Grandsons of siege victim visit Force
On January 22, 1918, the violent deaths of five police officers shocked Hong Kong, in one of the most sensational incidents to have ever taken place in the territory.
Commonly referred to as the "Siege of Gresson Street", this description does not fully reflect the scope of the encounter. Initiated by an apparently routine execution of a search warrant to locate the proceeds of an inside robbery, it led to a running gun battle through the streets of Wanchai, before the remaining culprits were surrounded in their lair, at No. 6 Gresson Street. In the aftermath, five Police Officers were dead, including Detective Inspector Mortimer O'Sullivan, Detective Sergeant A87 Henry Goscombe Clarke, Detective Constable C88 Kwong Kui, Detective Constable C29 Kwong Sang and Police Constable B402 Moola Singh. Five other Police Officers were wounded. Three of the culprits were killed and another shot and apprehended. A number of bystanders were also injured.
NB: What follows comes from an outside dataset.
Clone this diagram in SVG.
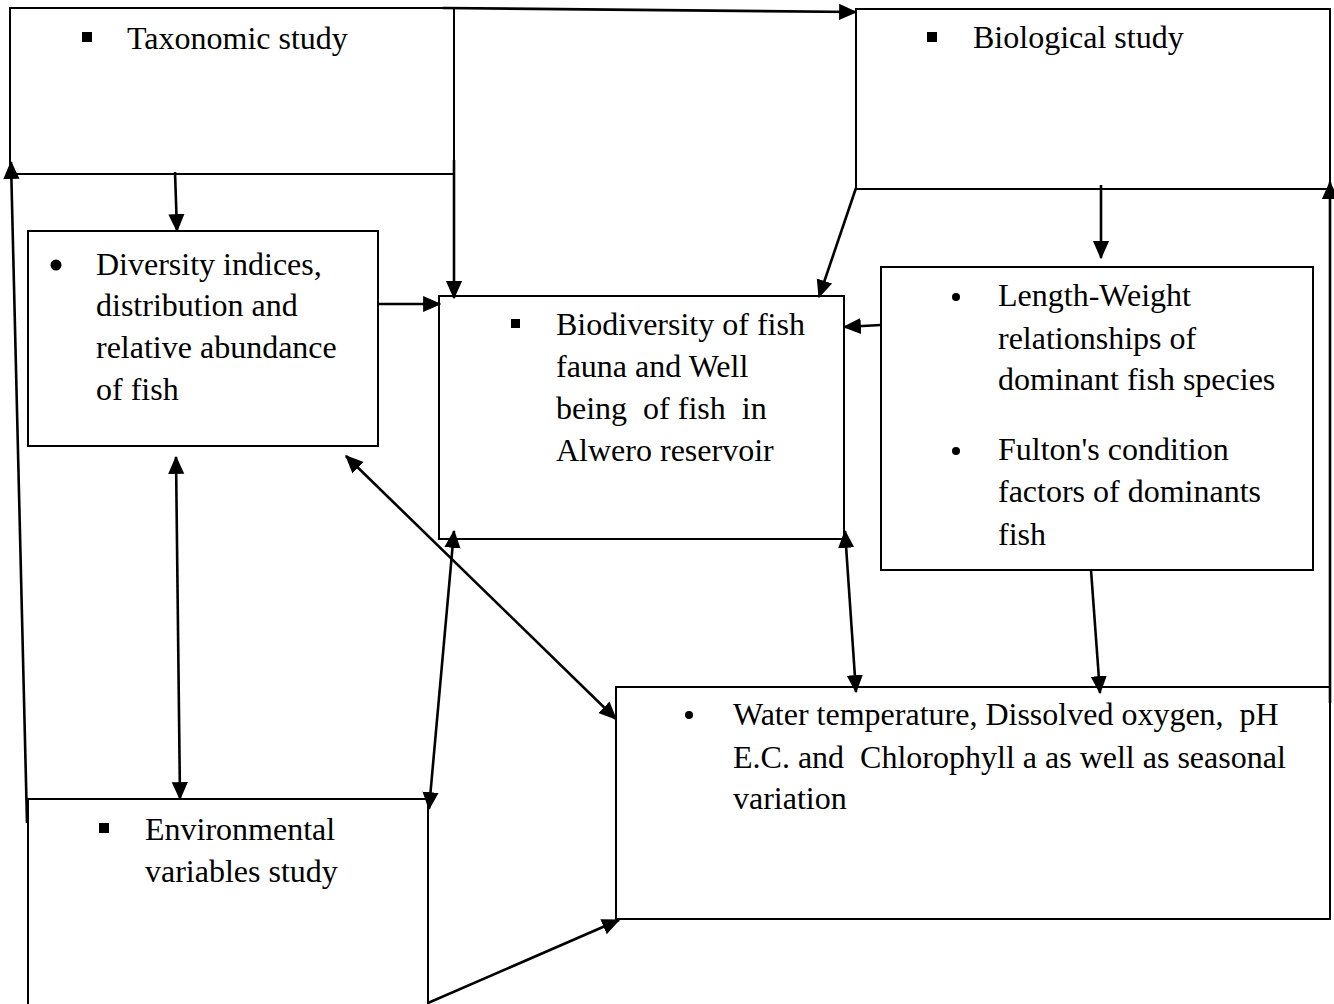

The siege phase of the incident was remarkable for a number of things. Firstly, and probably for the only time, a Governor of Hong Kong attended a crime scene and personally negotiated with a barricaded and armed suspect. Sir Francis Henry May had, of course, served as the Captain Superintendent of Police between 1893 and 1901. Secondly, the Royal Garrison Artillery was used to "bomb" out the last member of the gang, who had refused to surrender. The full story of this incident has yet to be told, with many of the details lost with the destruction of Force records during World War II.
The grandsons of Sergeant Henry Goscombe Clarke visited the Force in January. Simon Clarke from England was visiting his brother Dennis who lives and works in Hong Kong. The family has extensive links with the Force. Their father Goddard Goscombe Clarke joined the Force in the 1930s (and was posted to the current Wanchai Police Station just after it was built), as did their uncle Jack Goddard. They visited Gresson Street, Wanchai Police Station, and the vacated Central Police Station complex. They also met retired Senior Superintendent, Wally Scragg who had been interned in Stanley Internment Camp (where Dennis was born) with their father and uncle during WWII. Their grandfather is buried in the Hong Kong Cemetery in Happy Valley. They also have a brother who did not survive internment, and is buried in Stanley Military Cemetery.
Also on hand to meet the Clarke family at Central Police Station were Inspector Wally Murison of Marine Police Headquarters, the grandson of Chief Detective Inspector William Murison, and Dominic Stead, currently living and working in Hong Kong, who is the great-grandson of Chief Inspector (later Assistant Superintendent) James Kerr. Chief Inspectors Murison and Kerr both received King's Police Medals at a presentation ceremony in Central Police Station on July 8 1921 from H.E. the Governor Sir Reginald Edward Stubbs. At that time, they were the only two Chief Inspectors in the Force. Both had joined in the 1890s, and had risen through the ranks. William Murison who took part in the investigation into the Gresson Street case, retired in 1923. James Kerr had an eventful career, with Police Launch 4 sinking under him in 1896, as well as being in command of the Fire Brigade in 1918, at the time of the fire that destroyed the Jockey Club stands in Happy Valley killing over 600 people. He was the first officer in the Force to rise from the rank of Constable to Assistant Superintendent, and retired in 1925 when he was in command of the Water Police.